(This is my yearbook photo from 9th grade)

Berkeley Unified was one of the first districts in the country to integrate “by choice”. That sounds terrific. They didn’t need a court to order them to do as I mentioned in my post, Reality Check. Even though the buses brought the Black children to my Berkeley Hills (the White part of town) elementary school, self-segregation ruled all interactions. It’s what the kids chose. As I mentioned, the next school in the district I attended, called Equal One , was intentionally resegregated by design in order to match teacher/student culture. That did not go well for me. I ended up begging to spend my 6th grade year in the Asian program, which I did. It was actually the least racial pressure I had ever felt. In fact, hanging with that “nerd-crew” got me through junior high. By the time I arrived at Berkeley High, I wanted to be cool. Never good. The Berkeley High campus was just as segregated as my first school playground. However, since I was raised in The Hills, I naturally gravitated to my neighbors; the Fogerty boys, Saul Zaentz’s son, Tim Hutton, etc., who hung out next to the Community Theater with my white-girl friends sporting Farrah Fawcett “wings”, and other perfect 70s pop-culture looks, who nabbed boyfriends right away. With my giant Afro, I was the awkward third wheel. The sad part is that since I regularly walked by the Black part of the campus to get to the office and the gym, I was noticed by the popular males there. At the time, almost all of the school government, sports teams (except tennis and crew), and the Home Coming Royalty were dominated by the Black students. I could have joined it. Being mixed allowed that. But my previous negative experiences prevented me. As a result, high school was dismal and I ended up testing out when I was sixteen years old.

Seeing as my teen years were still on the fuzzy edge of the Civil Rights era, it never crossed my mind that forty years later teens would face the same race issues.
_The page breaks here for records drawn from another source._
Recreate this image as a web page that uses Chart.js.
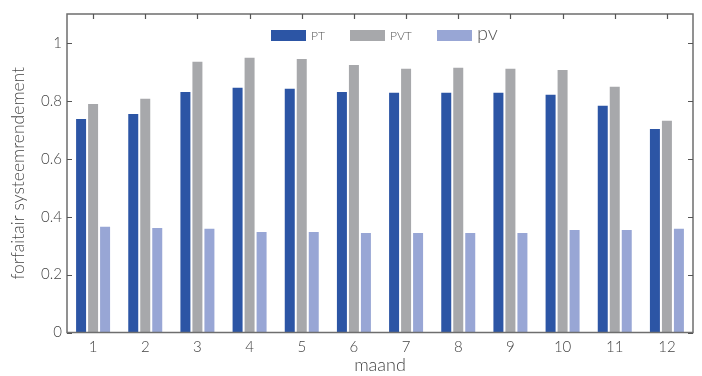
<!DOCTYPE html>
<html>
<head>
<meta charset="utf-8">
<script src="https://cdn.jsdelivr.net/npm/chart.js@4"></script>
<style>
html,body{margin:0;padding:0;background:#fff;}
#wrap{width:702px;height:376px;position:relative;}
</style>
</head>
<body>
<div id="wrap"><canvas id="c" width="702" height="376"></canvas></div>
<script>
const months = ['1','2','3','4','5','6','7','8','9','10','11','12'];
const seriesNames = ['PT','PVT','pv'];
const ptValues  = [0.737,0.755,0.831,0.845,0.842,0.831,0.828,0.828,0.828,0.821,0.783,0.703];
const pvtValues = [0.789,0.807,0.935,0.949,0.945,0.924,0.911,0.914,0.911,0.907,0.849,0.731];
const pvValues  = [0.365,0.361,0.358,0.347,0.347,0.344,0.344,0.344,0.344,0.354,0.354,0.358];
const yTickValues = [0,0.2,0.4,0.6,0.8,1];
const yTickLabels = ['0','0.2','0.4','0.6','0.8','1'];
const xTitle = 'maand';
const yTitle = 'forfaitair systeemrendement';

const colors = ['#2C55A5','#A7A8AB','#98A6D5'];
const FONT = 'Lato, "Open Sans", sans-serif';

const framePlugin = {
  id:'frame',
  afterDatasetsDraw(chart){
    const {ctx, chartArea:a, scales:{x,y}} = chart;
    ctx.save();
    ctx.strokeStyle = '#6e6e6e';
    ctx.lineWidth = 1.5;
    ctx.strokeRect(a.left, a.top, a.right-a.left, a.bottom-a.top);
    ctx.lineWidth = 1.2;
    ctx.strokeStyle = '#555';
    ctx.beginPath();
    yTickValues.forEach(v=>{
      const py = Math.round(y.getPixelForValue(v))+0.5;
      ctx.moveTo(a.left, py); ctx.lineTo(a.left+5, py);
      ctx.moveTo(a.right, py); ctx.lineTo(a.right-5, py);
    });
    months.forEach((m,i)=>{
      const px = Math.round(x.getPixelForValue(i))+0.5;
      ctx.moveTo(px, a.top); ctx.lineTo(px, a.top+5);
    });
    ctx.stroke();
    // legend
    const items = [
      {x:271, label:seriesNames[0], size:12},
      {x:350, label:seriesNames[1], size:12},
      {x:437, label:seriesNames[2], size:20}
    ];
    items.forEach((it,i)=>{
      ctx.fillStyle = colors[i];
      ctx.fillRect(it.x, 30, 35, 11);
      ctx.fillStyle = '#555';
      ctx.font = '300 '+it.size+'px '+FONT;
      ctx.textBaseline = 'middle';
      ctx.textAlign = 'left';
      ctx.fillText(it.label, it.x+40, it.size>14 ? 34 : 36);
    });
    ctx.restore();
  }
};

new Chart(document.getElementById('c'), {
  type:'bar',
  data:{
    labels: months,
    datasets:[
      {label:seriesNames[0], data:ptValues, backgroundColor:colors[0]},
      {label:seriesNames[1], data:pvtValues, backgroundColor:colors[1]},
      {label:seriesNames[2], data:pvValues, backgroundColor:colors[2]}
    ]
  },
  options:{
    responsive:false,
    animation:false,
    datasets:{bar:{categoryPercentage:0.69, barPercentage:0.833}},
    layout:{padding:{left:8,right:9,top:14,bottom:0}},
    plugins:{legend:{display:false}, tooltip:{enabled:false}},
    scales:{
      x:{
        grid:{display:false, drawTicks:false},
        border:{display:false},
        ticks:{color:'#444', font:{family:FONT, size:15, weight:'300'}, padding:6, maxRotation:0},
        title:{display:true, text:xTitle, color:'#444', font:{family:FONT, size:18, weight:'300'}, padding:{top:0,bottom:0}},
        afterFit(s){ s.height = 43.5; }
      },
      y:{
        min:0, max:1.1,
        grid:{display:false, drawTicks:false},
        border:{display:false},
        afterBuildTicks(s){ s.ticks = yTickValues.map(v=>({value:v})); },
        ticks:{color:'#444', font:{family:FONT, size:15, weight:'300'}, padding:5,
          callback:(v)=>{ const i = yTickValues.indexOf(v); return i>=0 ? yTickLabels[i] : ''; }},
        title:{display:true, text:yTitle, color:'#444', font:{family:FONT, size:17.5, weight:'300'}, padding:{top:0,bottom:2}},
        afterFit(s){ s.width = 59; }
      }
    }
  },
  plugins:[framePlugin]
});
</script>
</body>
</html>
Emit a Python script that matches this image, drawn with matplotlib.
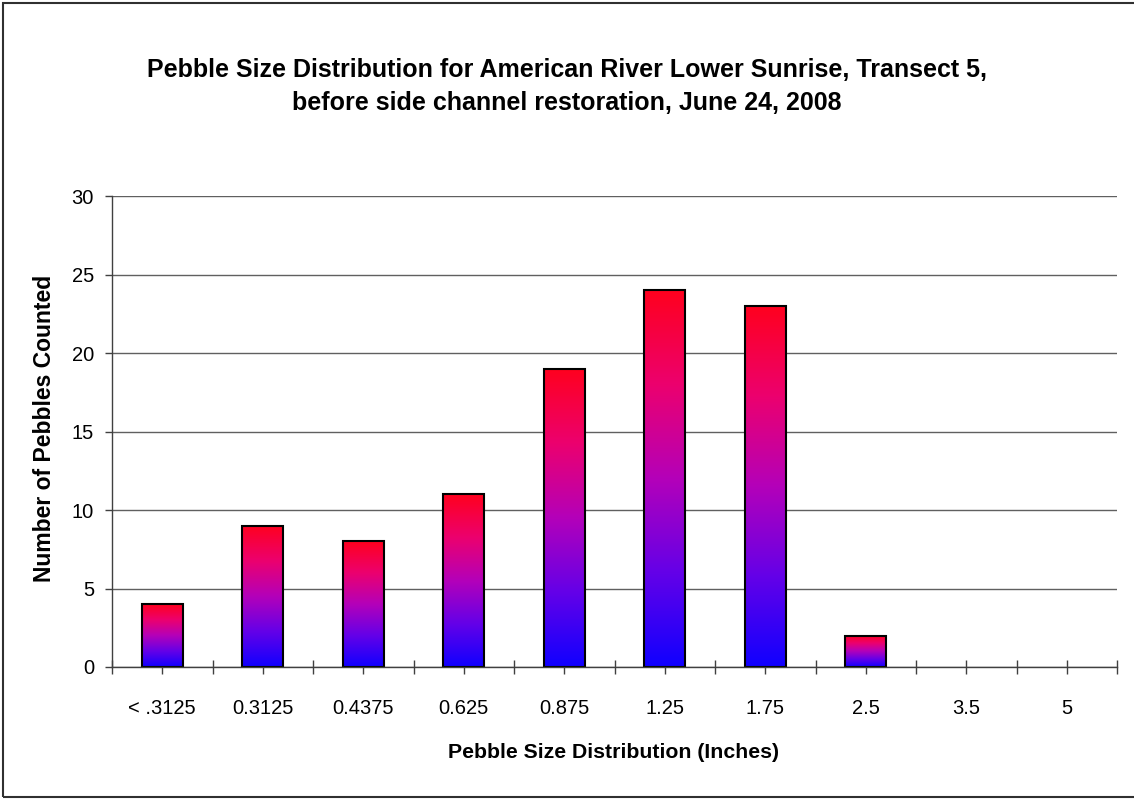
import numpy as np
import matplotlib
matplotlib.use("Agg")
import matplotlib.pyplot as plt
from matplotlib.colors import LinearSegmentedColormap
from matplotlib.patches import Rectangle

plt.rcParams['font.family'] = ['Liberation Sans', 'DejaVu Sans']

# data
sizes = ['< .3125', '0.3125', '0.4375', '0.625', '0.875', '1.25', '1.75', '2.5', '3.5', '5']
counts = [4, 9, 8, 11, 19, 24, 23, 2, 0, 0]

title1 = 'Pebble Size Distribution for American River Lower Sunrise, Transect 5,'
title2 = 'before side channel restoration, June 24, 2008'

# red (top) -> blue (bottom) fill like the excel gradient
grad = LinearSegmentedColormap.from_list('rb', [
    (0.00, (16/255, 0, 1.0)),
    (0.25, (100/255, 0, 232/255)),
    (0.50, (180/255, 0, 185/255)),
    (0.75, (236/255, 0, 110/255)),
    (1.00, (1.0, 0, 30/255)),
])

W, H = 1134, 799
fig = plt.figure(figsize=(W/100, H/100), dpi=100)
ax = fig.add_axes([112/W, 1 - 667/H, (1117 - 112)/W, (667 - 196)/H])

x = np.arange(len(sizes))
bars = ax.bar(x, counts, width=0.41, facecolor='none', edgecolor='black',
              linewidth=1.5, zorder=4)

g = np.linspace(0, 1, 256).reshape(-1, 1)
for b in bars:
    h = b.get_height()
    if h <= 0:
        b.set_visible(False)
        continue
    x0 = b.get_x()
    ax.imshow(g, cmap=grad, origin='lower', aspect='auto',
              extent=(x0, x0 + b.get_width(), 0, h), zorder=3)

ax.set_xlim(-0.5, len(sizes) - 0.5)
ax.set_ylim(0, 30)
ax.set_yticks(range(0, 31, 5))
ax.set_xticks(x)
ax.set_xticklabels(sizes)
ax.set_xticks(np.arange(-0.5, len(sizes), 1.0), minor=True)

ax.yaxis.grid(True, color='#606060', linewidth=1.0, zorder=1)
ax.set_axisbelow(True)
for s in ['top', 'right']:
    ax.spines[s].set_visible(False)
for s in ['left', 'bottom']:
    ax.spines[s].set_color('#404040')
    ax.spines[s].set_linewidth(1.0)
    ax.spines[s].set_zorder(5)

ax.tick_params(axis='y', direction='out', length=5, width=1, color='#404040',
               labelsize=14.5, pad=8)
ax.tick_params(axis='x', which='both', direction='inout', length=10, width=1,
               color='#404040', labelsize=14.5, pad=18)

fig.text(614/W, 1 - 753/H, 'Pebble Size Distribution (Inches)', ha='center',
         va='center', fontsize=15.3, fontweight='bold')
fig.text(45/W, 1 - 428/H, 'Number of Pebbles Counted', ha='center',
         va='center', rotation=90, fontsize=16.5, fontweight='bold')

fig.text(0.5, 1 - 70/H, title1, ha='center', va='center', fontsize=18,
         fontweight='bold')
fig.text(0.5, 1 - 103/H, title2, ha='center', va='center', fontsize=18,
         fontweight='bold')

# chart area border (cut off on the right like the original)
fig.add_artist(Rectangle((3/W, 1 - 797/H), 1.2, 794/H,
                         transform=fig.transFigure, fill=False,
                         edgecolor='#303030', linewidth=1.5))

fig.savefig('out.png', dpi=100)
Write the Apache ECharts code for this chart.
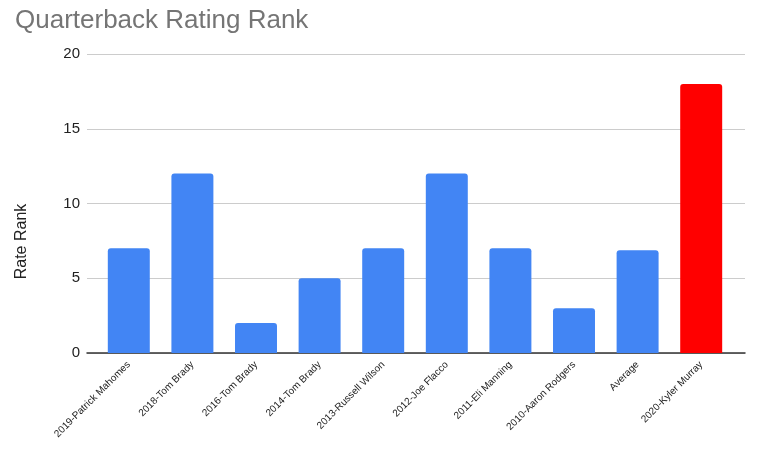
<!DOCTYPE html>
<html><head><meta charset="utf-8">
<script src="https://cdn.jsdelivr.net/npm/echarts@6/dist/echarts.min.js"></script>
<style>html,body{margin:0;padding:0;background:#fff}#c{width:770px;height:449px}</style>
</head><body><div id="c"></div>
<script>
const categories = ["2019-Patrick Mahomes","2018-Tom Brady","2016-Tom Brady","2014-Tom Brady","2013-Russell Wilson","2012-Joe Flacco","2011-Eli Manning","2010-Aaron Rodgers","Average","2020-Kyler Murray"];
const values = [7,12,2,5,7,12,7,3,6.875,18];
const barColors = ["#4285f4","#4285f4","#4285f4","#4285f4","#4285f4","#4285f4","#4285f4","#4285f4","#4285f4","#ff0000"];
const yTicks = [0,5,10,15,20];
const chart = echarts.init(document.getElementById('c'), null, {renderer:'canvas'});
const font = 'Liberation Sans';
chart.setOption({
  animation:false,
  title:{text:'Quarterback Rating Rank',left:10,top:3,textStyle:{fontFamily:font,fontSize:26,fontWeight:'normal',color:'#757575'}},
  grid:[
    {left:87,right:25,top:54,bottom:96,containLabel:false},
    {left:97,right:37,top:54,bottom:96,containLabel:false}
  ],
  xAxis:[
    {type:'category',gridIndex:0,data:categories,
      axisLine:{lineStyle:{color:'#333',width:1.5}},axisTick:{show:false},axisLabel:{show:false}},
    {type:'category',gridIndex:1,data:categories,
      axisLine:{show:false},axisTick:{show:false},
      axisLabel:{rotate:45,interval:0,fontFamily:font,fontSize:10,color:'#222',margin:10}}
  ],
  yAxis:[
    {type:'value',gridIndex:0,min:yTicks[0],max:yTicks[yTicks.length-1],interval:5,name:'Rate Rank',nameLocation:'middle',nameGap:57,
      nameTextStyle:{fontFamily:font,fontSize:16,color:'#222',padding:[0,76,0,0]},
      axisLabel:{fontFamily:font,fontSize:15,color:'#222',margin:7},
      splitLine:{lineStyle:{color:'#cccccc'}},axisLine:{show:false},axisTick:{show:false}},
    {type:'value',gridIndex:1,min:yTicks[0],max:yTicks[yTicks.length-1],interval:5,show:false,splitLine:{show:false}}
  ],
  series:[{type:'bar',xAxisIndex:1,yAxisIndex:1,barWidth:'66%',
    data:values.map((v,i)=>({value:v,itemStyle:{color:barColors[i],borderRadius:[3,3,0,0]}}))}]
});
</script></body></html>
Ah well…this 2017 article articulates the amazing lack of progress pretty clearly:

A structure of division: Berkeley High School attempts to tackle segregation on campus, BY SYDNEY FIX

As one of the few Black students in her classes as a freshman at Berkeley High School, Kyla Stewart would often hesitate to ask or answer questions, fearing classmates had already formed judgments about her.

“I definitely felt intimidated, like I don’t want them to think that I’m stupid or something just because I answer a question wrong and I’m Black,” Stewart said. “You don’t want them to think badly about you.”

Stewart began her first year at Berkeley High in the Academic Choice program, one of the school’s five learning communities — programs within Berkeley High that provide their own focus and curriculum.

Stewart left the predominantly white Academic Choice program at the conclusion of her freshman year for the Academy of Medicine and Public Service, or AMPS, one of the smaller learning communities within Berkeley High, with a majority population consisting of students of color.

It was her “choice” to self-segregate, but if that was the only place she felt comfortable how much of a free choice was it?